Week 4: Ship at speed

Pretty is tempting, but speed is money. Build editable blocks, give one person ADA (authority, duty, ability), and publish small tests every week. Germans respect consistency, so does your conversion curve. Every test is a brick. Stack them fast enough, and you’ve built a staircase.

Follow this four-step sprint and by day 30 you’ll have cleaner traffic, sharper intent matching, higher checkout trust, and a testing engine that actually moves.

Proof in the pudding: what to actually track

Here’s where German brands often slip. They celebrate “traffic growth” like it’s Oktoberfest beer sales – loud, messy, and mostly foam. But foam doesn’t pay bills. The proof lives in a handful of hard metrics.

1. New-buyer conversion rate

Returning customers distort the picture. Segment them out. Track only fresh buyers to see if your campaigns really work. Otherwise, repeat orders drown your wins in noise.

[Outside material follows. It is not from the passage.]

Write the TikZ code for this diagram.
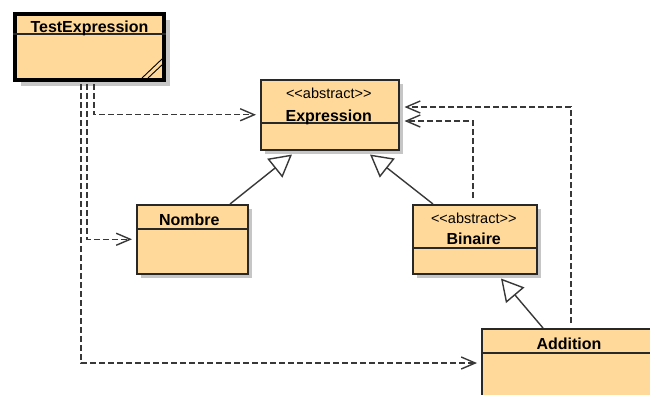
\documentclass[tikz,border=0pt]{standalone}
\usepackage{fontspec}
\setmainfont{Liberation Sans}
\usetikzlibrary{arrows.meta,calc,shadows}
\definecolor{boxfill}{RGB}{255,217,153}
\definecolor{linegray}{RGB}{56,56,56}
\definecolor{shadowgray}{RGB}{198,198,198}
\definecolor{bordercol}{RGB}{40,40,40}
\begin{document}
\begin{tikzpicture}[x=1pt,y=-1pt,
  umlbox/.style={draw=bordercol, line width=1.5pt, fill=boxfill, inner sep=0pt, anchor=north west,
    drop shadow={shadow xshift=4pt, shadow yshift=-4pt, fill=shadowgray, opacity=1}},
  mainbox/.style={draw=black, line width=4pt, fill=boxfill, inner sep=0pt, anchor=north west,
    drop shadow={shadow xshift=6pt, shadow yshift=-6pt, fill=shadowgray, opacity=1}},
  divline/.style={draw=bordercol, line width=1.5pt},
  namelbl/.style={anchor=base, inner sep=0pt, font=\fontsize{16}{18}\selectfont\bfseries},
  stereolbl/.style={anchor=base, inner sep=0pt, font=\fontsize{14.5}{16}\selectfont},
  dep/.style={draw=linegray, line width=1.4pt, dash pattern=on 6pt off 3pt,
    -{Straight Barb[length=14pt,width=12pt]}},
  gen/.style={draw=linegray, line width=1.4pt,
    -{Triangle[length=22pt,width=24pt,fill=white]}}
]
\useasboundingbox (0,0) rectangle (650,394);
\fill[white] (0,0) rectangle (650,394);
\clip (0,0) rectangle (650,394);

% boxes
\node[mainbox, minimum width=149pt, minimum height=66pt] (test) at (13,12) {};
\node[umlbox, minimum width=138pt, minimum height=70pt] (expr) at (260,79) {};
\node[umlbox, minimum width=111pt, minimum height=69pt] (nombre) at (136,204) {};
\node[umlbox, minimum width=124pt, minimum height=69pt] (binaire) at (412,204) {};
\node[umlbox, minimum width=179pt, minimum height=82pt] (addition) at (481,328) {};

% dividers
\draw[divline] ($(test.north west)+(0,22)$) -- ($(test.north east)+(0,22)$);
\draw[divline] ($(expr.north west)+(0,44)$) -- ($(expr.north east)+(0,44)$);
\draw[divline] ($(nombre.north west)+(0,25)$) -- ($(nombre.north east)+(0,25)$);
\draw[divline] ($(binaire.north west)+(0,44)$) -- ($(binaire.north east)+(0,44)$);
\draw[divline] ($(addition.north west)+(0,25)$) -- ($(addition.north east)+(0,25)$);

% grip on TestExpression
\draw[black, line width=0.9pt] ($(test.south east)+(-24,-4)$) -- ($(test.south east)+(-4,-23)$);
\draw[black, line width=0.9pt] ($(test.south east)+(-18,-4)$) -- ($(test.south east)+(-3,-18)$);

% labels
\node[namelbl] (testName) at ($(test.north)+(0,20)$) {TestExpression};
\node[stereolbl] (exprStereo) at ($(expr.north)+(-1,19)$) {<\kern0pt<abstract>\kern0pt>};
\node[namelbl] (exprName) at ($(expr.north)+(-1,42)$) {Expression};
\node[namelbl] (nombreName) at ($(nombre.north)+(-3,21)$) {Nombre};
\node[stereolbl] (binaireStereo) at ($(binaire.north)+(-1,19)$) {<\kern0pt<abstract>\kern0pt>};
\node[namelbl] (binaireName) at ($(binaire.north)+(-1,40)$) {Binaire};
\node[namelbl] (additionName) at ($(addition.north west)+(88,21)$) {Addition};

% dependencies from TestExpression
\draw[dep] ($(test.south west)+(81,2)$) |- ($(expr.west)+(-4,0)$);
\draw[dep] ($(test.south west)+(74,2)$) |- ($(nombre.west)+(-4,0)$);
\draw[dep] ($(test.south west)+(68,2)$) |- ($(addition.north west)+(-4,35)$);

% dependencies to Expression from right
\draw[dep] ($(binaire.north west)+(61,-6)$) |- ($(expr.north east)+(5,42)$);
\draw[dep] ($(addition.north west)+(90,-5)$) |- ($(expr.north east)+(5,28)$);

% generalizations
\draw[gen] ($(nombre.north west)+(94,0)$) -- ($(expr.south west)+(32,4)$);
\draw[gen] ($(binaire.north west)+(21,0)$) -- ($(expr.south west)+(110,4)$);
\draw[gen] ($(addition.north west)+(62,0)$) -- ($(binaire.south west)+(89,4)$);
\end{tikzpicture}
\end{document}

2. Add-to-cart rate on real traffic

Forget vanity sessions. Filter out the Falkenstein ghosts first, then watch how many real shoppers actually add something. It’s the cleanest measure of intent.

3. Checkout success by payment method

In Germany, missing PayPal or Klarna is suicide. Break down completion rates by method. If SEPA lags, you’ve got a trust or UX gap.

4. Refund and return rates

A nine percent return rate might be normal here, but spikes in fashion or electronics scream “info mismatch.” Track by category, then fix descriptions and sizing.

The trick? Build a simple dashboard – GA4, Looker, doesn’t matter. Four tiles. Review them every Monday like clockwork. Because in German e-commerce, the KPIs don’t lie. They tell you exactly where buyers say “ja”… and where they quietly walk away.

Closing: what German brands do wrong in e-commerce

Now you know what German brands do wrong in e-commerce. High traffic without conversions is like serving German beer without bubbles – looks fine in the glass, but nobody’s coming back for a second round.

The truth is simple. Germans aren’t allergic to buying online. One in four now do nearly all their shopping digitally, and almost one in five even plan to spend more this year despite inflation. The appetite is there. The leak is on your side.

Match intent. Block the junk. Put trust signals where shoppers actually look. Ship changes fast instead of polishing banners nobody cares about. Do that, and your “stuck in first gear” conversion suddenly drives like an Autobahn Audi.

Because in this market, it’s not the loudest shop that wins. It’s the one that quietly removes every doubt, friction, and excuse not to buy.

Your traffic is already here. The question is: are you ready to turn it into customers before they march off to someone else?